The lack of belts is what made me look elsewhere after first looking very closely at the lunars.It just doesn`t make sense.

steve


----------



## boggy (Sep 24, 2007)

Thanks for your replies and observations :roll: Keep them coming

Seat belts - Not a concern for me as there will only be two of us, the extra berths will be ideal for older son's, girlfrends and friends visiting. For some this will be a deciding factor and you move on to other manufactures offerings

Yes I agree @ £950 for cab air con and £250 for cruise control is a big hit on the budget compared to the Auto Trail equivalent Cheyenne 840S but you have to spec the SE pack. 

It’s always horses for course with manufacturers, the 900 has alloy wheels, Roof rack/ladder, spare wheel, microwave and 160 bhp engine as standard which are important items to me. 

Regards....john

I have done my math’s…………..with the show offer of habitation air con + reversing camera the gap is closing to the Lunar being approx £1K more expensive. I’ve had two great P/X offers Lunar £6664 and Auto Trail £6000 the gap is now even smaller. 
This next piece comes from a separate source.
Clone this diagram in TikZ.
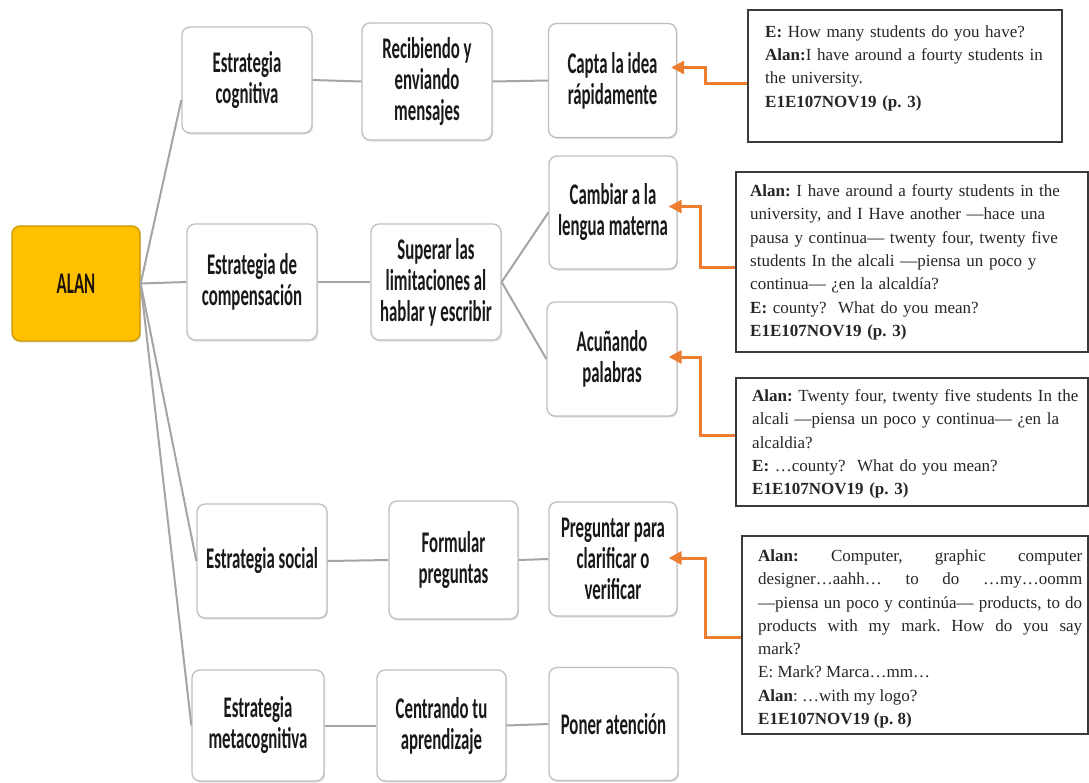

We didn’t consider the Auto Trail Cheyenne 840S (our first choice was the Cheyenne 740S) on Tues at the NEC. From your comments so far it has made me look at this model in the brochure and we are back on Saturday to see it in the flesh………thanks for bringing this to my attention


----------



## Rapide561 (Oct 1, 2005)

*Lunar*

Hi

I am sure you will love the 840S. I had a coffee with another MHFer in their van - it is a really good layout for those looking for twin beds.

Go with your thoughts though and not ours. You can always add an awning or a ladder or what ever.

If I was buying tomorrow, the Autotrail, Lunar or Swift, it would be the latter principally due to the silver sides. Easier to keep looking clean 

I really did like the way the Autotrail was split into bedroom and licing area though.

Russell

PS - if it is not standard equipment, get one of those small coffee tables. I know they cost a bit but they are an absolute "must".

Russell


----------



## boggy (Sep 24, 2007)

Hi Russell,

Thanks for all your feedback provided…….it’s appreciated from a newbee

We looked at the Kon Tiki unfortunately the layout did not suit us, the silver sides look stunning and certainly break up the white mass of a large van. 

I couldn’t agree more about the swivel coffee table…………it’s top of our list 8) 

Regards….john


----------



## Telbell (May 1, 2005)

> Cabby,
> I took it as light hearted banter
> john


No- he's serious-Fleurette is lovely- have a look!


----------